Faceting is a stabilizing process that drives the formation of flat surfaces and simple shapes. With faceting alone, snow crystals would all look like hexagonal prisms. In contrast, branching is an unstable process that takes simple shapes and makes them complex. Branching alone would produce crystals with much structure but no symmetry, looking a bit like miniature ice tumbleweeds.

The constant interplay of both these forces is necessary to sculpt the shapes and patterns seen in snow crystals. Although branching and faceting explain many properties of snow-crystal growth, they do not immediately explain the overall organization of the morphology diagram. For the past several decades, the assumption was that the growth rates of the prism and basal surfaces were simply temperature dependent.

If the prism surfaces accumulated material more quickly than the basal surfaces, plates resulted. If the opposite occurred, columns and needles were formed.

The relative growth rates would have to change dramatically with temperature—by at least two orders of magnitude over a few degrees—in order to be consistent with the morphology diagram, but no other explanation seemed possible. For the past several years, I have been investigating snow-crystal formation by making precise measurements of crystal growth rates under well-controlled conditions. The idea is essentially the same as Nakaya's, except I can use the benefits of 21st-century technology: laser interferometry, digital data recording, exquisite temperature control and a host of other advances Nakaya could hardly have imagined.

I expected to see the growth vary strongly with temperature in my measurements, in order to agree with the morphology diagram.
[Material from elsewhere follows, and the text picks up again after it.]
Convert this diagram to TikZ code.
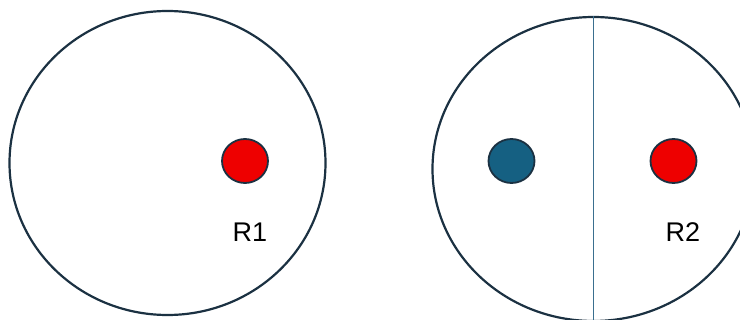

If thin plates and slender columns grew just a few degrees apart, then it stood to reason that the growth rates of the basal and prism facets would differ greatly from one another and change rapidly with temperature. Figure 5. Laboratory-grown snow crystals offer the opportunity to explore in detail the combination of growth mechanisms and the different conditions under which they occur.

Since experimental chambers cannot provide the same free-fall time as the atmosphere, it is desirable to grow supported crystals. One technique is to grow snow crystals on the tips of thin ice needles that sprout from an electrified wire left. The strong electric field attracts water molecules in the air, greatly accelerating the needle's growth. When the electric charge is removed, crystal growth returns to normal.
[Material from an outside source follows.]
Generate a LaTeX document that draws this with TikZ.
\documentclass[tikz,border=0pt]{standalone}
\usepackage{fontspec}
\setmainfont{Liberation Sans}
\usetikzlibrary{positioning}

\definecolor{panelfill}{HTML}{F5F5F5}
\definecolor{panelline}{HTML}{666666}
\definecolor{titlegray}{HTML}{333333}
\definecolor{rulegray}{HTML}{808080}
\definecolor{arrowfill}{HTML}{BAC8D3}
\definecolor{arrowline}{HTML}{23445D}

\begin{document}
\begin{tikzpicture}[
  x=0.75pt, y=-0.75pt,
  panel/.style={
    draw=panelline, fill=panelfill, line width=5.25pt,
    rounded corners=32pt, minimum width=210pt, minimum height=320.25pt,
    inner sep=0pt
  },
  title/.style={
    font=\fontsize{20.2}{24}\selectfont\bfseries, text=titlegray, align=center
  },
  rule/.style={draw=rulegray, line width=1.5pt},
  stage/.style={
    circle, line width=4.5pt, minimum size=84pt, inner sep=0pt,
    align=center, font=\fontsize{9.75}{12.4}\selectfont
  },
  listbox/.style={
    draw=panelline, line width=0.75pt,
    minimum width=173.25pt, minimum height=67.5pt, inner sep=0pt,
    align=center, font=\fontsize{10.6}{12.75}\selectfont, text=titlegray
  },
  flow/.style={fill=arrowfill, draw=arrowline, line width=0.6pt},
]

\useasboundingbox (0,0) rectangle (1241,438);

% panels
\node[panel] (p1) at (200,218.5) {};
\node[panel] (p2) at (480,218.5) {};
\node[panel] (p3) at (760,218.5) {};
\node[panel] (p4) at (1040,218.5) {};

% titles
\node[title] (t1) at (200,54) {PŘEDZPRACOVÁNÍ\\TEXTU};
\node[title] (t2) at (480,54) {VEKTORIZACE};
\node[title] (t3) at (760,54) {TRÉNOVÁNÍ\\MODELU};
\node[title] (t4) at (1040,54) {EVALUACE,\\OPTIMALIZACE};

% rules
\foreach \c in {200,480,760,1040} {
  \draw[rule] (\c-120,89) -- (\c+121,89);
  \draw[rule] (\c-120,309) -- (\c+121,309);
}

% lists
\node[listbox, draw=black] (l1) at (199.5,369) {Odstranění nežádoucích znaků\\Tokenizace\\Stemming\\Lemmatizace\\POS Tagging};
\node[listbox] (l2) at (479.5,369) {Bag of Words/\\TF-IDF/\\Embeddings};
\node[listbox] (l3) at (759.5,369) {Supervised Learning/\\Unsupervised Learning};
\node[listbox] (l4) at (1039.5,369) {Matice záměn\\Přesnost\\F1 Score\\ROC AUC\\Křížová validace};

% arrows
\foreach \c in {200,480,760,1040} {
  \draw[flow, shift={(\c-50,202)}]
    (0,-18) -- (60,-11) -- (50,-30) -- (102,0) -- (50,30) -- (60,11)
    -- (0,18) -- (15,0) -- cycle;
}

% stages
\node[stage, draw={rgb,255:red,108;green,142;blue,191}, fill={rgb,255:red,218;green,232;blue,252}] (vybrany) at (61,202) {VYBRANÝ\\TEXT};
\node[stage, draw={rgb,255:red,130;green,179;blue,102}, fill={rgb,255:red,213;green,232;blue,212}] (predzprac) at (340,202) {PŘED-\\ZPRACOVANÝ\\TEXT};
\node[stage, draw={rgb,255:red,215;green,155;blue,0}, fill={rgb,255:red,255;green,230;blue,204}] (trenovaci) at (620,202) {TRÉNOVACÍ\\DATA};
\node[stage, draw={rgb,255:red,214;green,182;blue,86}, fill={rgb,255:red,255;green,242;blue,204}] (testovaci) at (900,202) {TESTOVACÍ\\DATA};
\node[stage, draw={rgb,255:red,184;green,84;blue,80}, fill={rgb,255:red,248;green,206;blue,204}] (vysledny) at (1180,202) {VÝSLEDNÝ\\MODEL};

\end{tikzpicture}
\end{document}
By controlling temperature and humidity, designer snowflakes can be created. For instance, a dendrite can be made to grow hollow columns at its points, then plates can be grown to cap each column, resulting in a shape that resembles a fancy chandelier right. The series of temperature shifts required to produce such a form would be highly unlikely within a natural cloud bank. My measurements showed otherwise.

There were some differences among facets, but they were not nearly as great as expected. Likewise, the growth rates changed somewhat with temperature, but not nearly enough to explain the features seen in the morphology diagram.
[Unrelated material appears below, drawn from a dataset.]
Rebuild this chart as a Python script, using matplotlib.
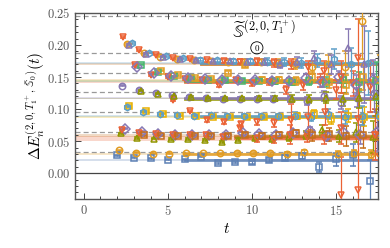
import numpy as np
import matplotlib
matplotlib.use("Agg")
import matplotlib.pyplot as plt
from matplotlib.ticker import MultipleLocator, FuncFormatter

plt.rcParams['mathtext.fontset'] = 'cm'
plt.rcParams['font.family'] = 'serif'

# time slices
t_vals = np.arange(2, 18)
nan = np.nan

# effective energy shifts per level (t = 2..17)
E_n0 = [0.0280, 0.0245, 0.0230, 0.0214, 0.0217, 0.0260, 0.0164, 0.0175, 0.0170, 0.0200, 0.0245, 0.0268, 0.0103, 0.0217, 0.0280, -0.0125]
dE_n0 = [0.0008, 0.0008, 0.0009, 0.0010, 0.0012, 0.0014, 0.0016, 0.0020, 0.0025, 0.0030, 0.0040, 0.0050, 0.0080, 0.0100, 0.0170, 0.0330]
E_n1 = [0.0357, 0.0320, 0.0306, 0.0306, 0.0308, 0.0310, 0.0310, 0.0310, 0.0310, 0.0310, 0.0300, 0.0325, nan, 0.0300, 0.0310, 0.0300]
dE_n1 = [0.0008, 0.0008, 0.0008, 0.0009, 0.0010, 0.0010, 0.0012, 0.0014, 0.0016, 0.0020, 0.0025, 0.0030, 0.0040, 0.0045, 0.0050, 0.0060]
E_n2 = [0.0620, 0.0550, 0.0540, 0.0530, 0.0530, 0.0525, 0.0490, 0.0520, 0.0545, 0.0540, 0.0560, 0.0600, 0.0670, 0.0580, 0.0640, 0.0560]
dE_n2 = [0.0010, 0.0010, 0.0010, 0.0012, 0.0014, 0.0016, 0.0020, 0.0025, 0.0030, 0.0040, 0.0050, 0.0060, 0.0080, 0.0100, 0.0150, 0.0250]
E_n3 = [0.0696, 0.0645, 0.0614, 0.0600, 0.0600, 0.0595, 0.0590, 0.0620, 0.0610, 0.0600, 0.0620, 0.0660, 0.0580, 0.0640, 0.0600, 0.0650]
dE_n3 = [0.0010, 0.0010, 0.0010, 0.0012, 0.0014, 0.0016, 0.0020, 0.0025, 0.0030, 0.0040, 0.0050, 0.0060, 0.0080, 0.0100, 0.0150, 0.0300]
E_n4 = [0.0680, 0.0630, 0.0610, 0.0600, 0.0590, 0.0600, 0.0570, 0.0700, 0.0540, 0.0526, 0.0600, 0.0570, 0.0550, -0.0340, -0.0260, 0.0600]
dE_n4 = [0.0010, 0.0010, 0.0012, 0.0014, 0.0016, 0.0020, 0.0030, 0.0040, 0.0060, 0.0060, 0.0150, 0.0080, 0.0100, 0.0600, 0.0800, 0.0300]
E_n5 = [nan, 0.0590, 0.0585, 0.0580, 0.0580, 0.0585, 0.0580, 0.0590, 0.0580, 0.0600, 0.0620, 0.0590, 0.0610, 0.0580, 0.0600, 0.0570]
dE_n5 = [nan, 0.0010, 0.0012, 0.0014, 0.0016, 0.0020, 0.0025, 0.0030, 0.0040, 0.0050, 0.0060, 0.0080, 0.0100, 0.0150, 0.0200, 0.0300]
E_n6 = [0.1050, 0.0970, 0.0930, 0.0900, 0.0895, 0.0880, 0.0880, 0.0875, 0.0870, 0.0880, 0.0890, 0.0920, 0.0840, 0.0900, 0.0880, 0.0870]
dE_n6 = [0.0010, 0.0010, 0.0010, 0.0012, 0.0014, 0.0016, 0.0020, 0.0025, 0.0030, 0.0040, 0.0050, 0.0060, 0.0080, 0.0100, 0.0150, 0.0300]
E_n7 = [0.1040, 0.0960, 0.0920, 0.0905, 0.0900, 0.0905, 0.0900, 0.0895, 0.0900, 0.0890, 0.0900, 0.0880, 0.0920, 0.0870, 0.0900, 0.0890]
dE_n7 = [0.0010, 0.0010, 0.0010, 0.0012, 0.0014, 0.0016, 0.0020, 0.0025, 0.0030, 0.0040, 0.0050, 0.0060, 0.0080, 0.0100, 0.0150, 0.0300]
E_n8 = [nan, nan, nan, 0.1135, 0.0970, 0.0830, 0.0800, 0.0760, 0.0800, 0.0780, 0.0830, 0.0880, 0.0950, 0.0700, 0.0850, 0.0600]
dE_n8 = [nan, nan, nan, 0.0015, 0.0020, 0.0025, 0.0030, 0.0040, 0.0050, 0.0060, 0.0250, 0.0300, 0.0200, 0.0250, 0.0300, 0.0400]
E_n9 = [0.1367, 0.1300, 0.1250, 0.1215, 0.1190, 0.1175, 0.1165, 0.1165, 0.1165, 0.1165, 0.1160, 0.1130, 0.1200, 0.1100, 0.1180, 0.1250]
dE_n9 = [0.0010, 0.0010, 0.0010, 0.0012, 0.0014, 0.0016, 0.0020, 0.0025, 0.0030, 0.0040, 0.0050, 0.0060, 0.0080, 0.0100, 0.0150, 0.0300]
E_n10 = [nan, 0.1290, 0.1240, 0.1200, 0.1185, 0.1175, 0.1170, 0.1170, 0.1170, 0.1168, 0.1165, 0.1160, 0.1180, 0.1150, 0.1170, 0.1200]
dE_n10 = [nan, 0.0010, 0.0010, 0.0012, 0.0014, 0.0016, 0.0020, 0.0025, 0.0030, 0.0040, 0.0050, 0.0060, 0.0080, 0.0100, 0.0150, 0.0300]
E_n11 = [nan, 0.1690, 0.1580, 0.1510, 0.1480, 0.1460, 0.1450, 0.1440, 0.1440, 0.1435, 0.1430, 0.1440, 0.1420, 0.1450, 0.1430, 0.1440]
dE_n11 = [nan, 0.0010, 0.0010, 0.0012, 0.0014, 0.0016, 0.0020, 0.0025, 0.0030, 0.0040, 0.0050, 0.0060, 0.0080, 0.0100, 0.0150, 0.0300]
E_n12 = [nan, 0.1690, 0.1530, 0.1500, 0.1470, 0.1460, 0.1370, 0.1450, 0.1400, 0.1420, 0.1300, 0.1380, 0.1450, 0.1300, 0.1400, 0.1350]
dE_n12 = [nan, 0.0012, 0.0012, 0.0014, 0.0016, 0.0020, 0.0025, 0.0030, 0.0040, 0.0050, 0.0060, 0.0080, 0.0100, 0.0150, 0.0200, 0.0400]
E_n13 = [nan, nan, 0.1600, 0.1530, 0.1490, 0.1470, 0.1570, 0.1680, 0.1460, 0.1450, 0.1440, 0.1500, 0.1430, 0.1380, 0.1500, 0.1450]
dE_n13 = [nan, nan, 0.0012, 0.0014, 0.0016, 0.0020, 0.0025, 0.0030, 0.0040, 0.0050, 0.0060, 0.0080, 0.0100, 0.0150, 0.0200, 0.0400]
E_n14 = [nan, 0.1650, 0.1560, 0.1510, 0.1480, 0.1470, 0.1460, 0.1450, 0.1450, 0.1445, 0.1440, 0.1480, 0.1420, 0.1500, 0.1380, 0.1460]
dE_n14 = [nan, 0.0010, 0.0010, 0.0012, 0.0014, 0.0016, 0.0020, 0.0025, 0.0030, 0.0040, 0.0050, 0.0060, 0.0080, 0.0100, 0.0150, 0.0300]
E_n15 = [nan, 0.2015, 0.1870, 0.1820, 0.1780, 0.1760, 0.1750, 0.1740, 0.1740, 0.1730, 0.1720, 0.1700, 0.1650, 0.1700, 0.1650, 0.2380]
dE_n15 = [nan, 0.0012, 0.0012, 0.0014, 0.0016, 0.0020, 0.0025, 0.0030, 0.0040, 0.0050, 0.0060, 0.0080, 0.0100, 0.0150, 0.0250, 0.0600]
E_n16 = [nan, 0.2030, 0.1880, 0.1830, 0.1790, 0.1770, 0.1760, 0.1750, 0.1745, 0.1740, 0.1730, 0.1720, 0.1760, 0.1780, 0.1700, 0.1720]
dE_n16 = [nan, 0.0012, 0.0012, 0.0014, 0.0016, 0.0020, 0.0025, 0.0030, 0.0040, 0.0050, 0.0060, 0.0080, 0.0100, 0.0150, 0.0250, 0.0500]
E_n17 = [nan, 0.2128, 0.1920, 0.1850, 0.1800, 0.1780, 0.1760, 0.1750, 0.1740, 0.1740, 0.1720, 0.1700, 0.1650, 0.1600, 0.1500, 0.1800]
dE_n17 = [nan, 0.0012, 0.0012, 0.0014, 0.0016, 0.0020, 0.0025, 0.0030, 0.0040, 0.0050, 0.0060, 0.0080, 0.0100, 0.0150, 0.0250, 0.0600]
E_n18 = [nan, 0.2000, 0.1860, 0.1820, 0.1780, 0.1765, 0.1755, 0.1745, 0.1740, 0.1735, 0.1700, 0.1740, 0.1800, 0.1700, 0.1950, 0.1700]
dE_n18 = [nan, 0.0012, 0.0012, 0.0014, 0.0016, 0.0020, 0.0025, 0.0030, 0.0040, 0.0050, 0.0060, 0.0080, 0.0100, 0.0150, 0.0300, 0.0600]

# fitted levels (centre, half width) and non-interacting levels
fit_E = [0.0205, 0.0300, 0.0545, 0.0585, 0.0880, 0.0895, 0.1165, 0.1170, 0.1420, 0.1435, 0.1450, 0.1705, 0.1720]
fit_dE = [0.0015, 0.0012, 0.0035, 0.0025, 0.0015, 0.0012, 0.0015, 0.0012, 0.0020, 0.0015, 0.0015, 0.0015, 0.0015]
fit_tmin = [6, 6, 9, 9, 7, 7, 6, 6, 6, 6, 6, 7, 7]
free_E = [0.0325, 0.0645, 0.0955, 0.1265, 0.1570, 0.1875, 0.2450]

# Mathematica-ish palette
blue, orange, green, red, purple = '#5E81B5', '#E19C24', '#47B66D', '#EB6235', '#8778B3'
brown, lblue, yellow, olive = '#C56E1A', '#5D9EC7', '#E8B000', '#929600'
fit_colors = [blue, orange, red, brown, yellow, lblue, olive, purple, red, green, orange, brown, lblue]

# (values, errors, marker, colour, t-offset)
series = [
    (E_n0, dE_n0, 's', blue, 0.0),
    (E_n1, dE_n1, 'o', orange, 0.1),
    (E_n2, dE_n2, '^', olive, 0.2),
    (E_n3, dE_n3, 'D', purple, 0.45),
    (E_n4, dE_n4, 'v', red, 0.3),
    (E_n5, dE_n5, 's', brown, 0.6),
    (E_n6, dE_n6, 's', yellow, 0.7),
    (E_n7, dE_n7, 'h', lblue, 0.55),
    (E_n8, dE_n8, 'v', red, 0.33),
    (E_n9, dE_n9, 'o', purple, 0.28),
    (E_n10, dE_n10, '^', olive, 0.4),
    (E_n11, dE_n11, 's', green, 0.4),
    (E_n12, dE_n12, 'v', red, 0.03),
    (E_n13, dE_n13, 's', orange, 0.6),
    (E_n14, dE_n14, 'D', purple, 0.2),
    (E_n15, dE_n15, 'o', orange, -0.44),
    (E_n16, dE_n16, 'h', lblue, -0.1),
    (E_n17, dE_n17, 'v', red, -0.68),
    (E_n18, dE_n18, '^', purple, -0.3),
]

fig = plt.figure(figsize=(3.9, 2.48), dpi=100)
ax = fig.add_axes([0.193, 0.198, 0.776, 0.750])

for y in free_E:
    ax.axhline(y, color='#999999', ls=(0, (4, 2.5)), lw=0.9, zorder=1)
ax.axhline(0.0, color='#444444', lw=0.9, zorder=1)

for y, dy, c, tmin in zip(fit_E, fit_dE, fit_colors, fit_tmin):
    ax.axhspan(y - dy, y + dy, color=c, alpha=0.25, lw=0, zorder=1)
    ax.plot([tmin, 17.5], [y, y], color=c, lw=2.0, alpha=0.85, zorder=2)

for vals, errs, mk, c, off in series:
    ax.errorbar(t_vals + off, vals, yerr=errs, fmt=mk, color=c, mfc='none', mec=c,
                ms=4.6, mew=1.1, elinewidth=0.9, capsize=2.2, capthick=0.9, zorder=3)

ax.set_xlim(-0.5, 17.5)
ax.set_ylim(-0.04, 0.25)
ax.xaxis.set_major_locator(MultipleLocator(5))
ax.xaxis.set_minor_locator(MultipleLocator(1))
ax.yaxis.set_major_locator(MultipleLocator(0.05))
ax.yaxis.set_minor_locator(MultipleLocator(0.01))
ax.xaxis.set_major_formatter(FuncFormatter(lambda v, p: f'${v:.0f}$'))
ax.yaxis.set_major_formatter(FuncFormatter(lambda v, p: f'${v:.2f}$'))
ax.tick_params(which='both', direction='in', top=True, right=True, colors='#444444',
               labelcolor='#555555', labelsize=9, width=0.7)
ax.tick_params(which='major', length=4)
ax.tick_params(which='minor', length=2)
for s in ax.spines.values():
    s.set_color('#555555')
    s.set_linewidth(1.0)

ax.set_xlabel(r'$t$', fontsize=11, labelpad=3)
ax.set_ylabel(r'$\Delta E_n^{(2,0,T_1^+,\,\bar{\mathbb{S}}_0)}(t)$', fontsize=11, labelpad=0)

ax.text(10.75, 0.2215, r'$\widetilde{\mathbb{S}}^{(2,0,T_1^+)}$', fontsize=12.5, ha='center', va='center', zorder=5)
ax.text(10.3, 0.1955, r'$0$', fontsize=6.5, ha='center', va='center', zorder=5,
        bbox=dict(boxstyle='circle,pad=0.12', fc='none', ec='black', lw=0.6))

fig.savefig('out.png', dpi=100)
The situation became even more intriguing when I began making careful computer models of the diffusion-limited growth of crystals, especially the growth of thin plates. The usual tenets of the branching instability suggested that the humidity should be highest at the edge of a plate, since this sticks out farthest into the air surrounding the crystal.

Instead, my models indicated that the fast growth of the plate edges tends to deplete the water vapor there, so the humidity near the edge is actually lower than at other regions. This counterintuitive result meant that the branching instability could not promote the growth of thin plates and would actually drive the growth to blockier forms. Putting the measurements and the modeling together made it impossible to explain the morphology diagram with what was known about ice-crystal growth.

The modeling showed that growth rates had to change by a factor of or even 1, over just a few degrees in temperature, which seemed implausible from what is known about crystal-growth dynamics. And indeed, the measurements showed that such rapid changes did not happen. Something new was needed to explain the dramatic changes in crystal shape with temperature. I've become convinced that the solution lies in an effect I call structure-dependent attachment kinetics.

The basic hypothesis is that the intrinsic growth rate of a faceted surface depends on its structure. In particular, I have proposed that an extremely narrow facet surface, as exists at the very edge of a thin, platelike crystal, will grow much faster than a broader facet.

The molecular dynamics of how this happens are still unclear. One possibility stems from the fact that the molecules at the edge of a thin plate are more loosely bound than molecules on a broader surface, simply because they have fewer neighboring molecules to provide binding. This may cause the edge to become intrinsically rougher, as the surface molecules have more freedom to jostle about.

A rougher surface is more accepting to condensing molecules, which could make the growth rates increase. The ice surface is known to have a rather complex molecular structure, which is not completely understood even in simpler circumstances, so it is not currently possible to prove or disprove this hypothesis. But I maintain that this phenomenon, or something quite similar, must exist to explain the data.

Figure 6. Computer models of water-vapor levels around the edges of thicker top left and thinner center snow-crystal plates, shown from the side, demonstrate that there is less water vapor available around the edges of thinner, faster-growing plates.

Colored bands indicate water-vapor levels, increasing from blue to red. Such models support a new growth mechanism, called the knife-edge instability, which can amplify small, intrinsic changes in crystal growth. This instability accelerates the growth of thin plates and can help explain the formation of capped columns, where the crystal seems to instantaneously change from columnar to platelike growth bottom.

Photograph courtesy of Kenneth G. The phenomenon of structure-dependent attachment kinetics leads to a new kind of growth behavior that I call the knife-edge instability. If the edge of a plate-like crystal, which starts out with some initial thickness, is made a bit thinner, then structure-dependent attachment kinetics dictates that the intrinsic growth rate of the edge will increase.

The increased growth at the edge causes it to sharpen, which makes the edge still thinner, increasing the growth rate even more. Here again, there is a positive feedback that enhances the crystal growth and drives the formation of thin, platelike structures.

The instability progresses until other mechanisms intercede to halt further sharpening of the edge. Not only does the knife-edge instability reconcile the crystal-growth data in a reasonable way, it also explains many aspects of natural snow crystals.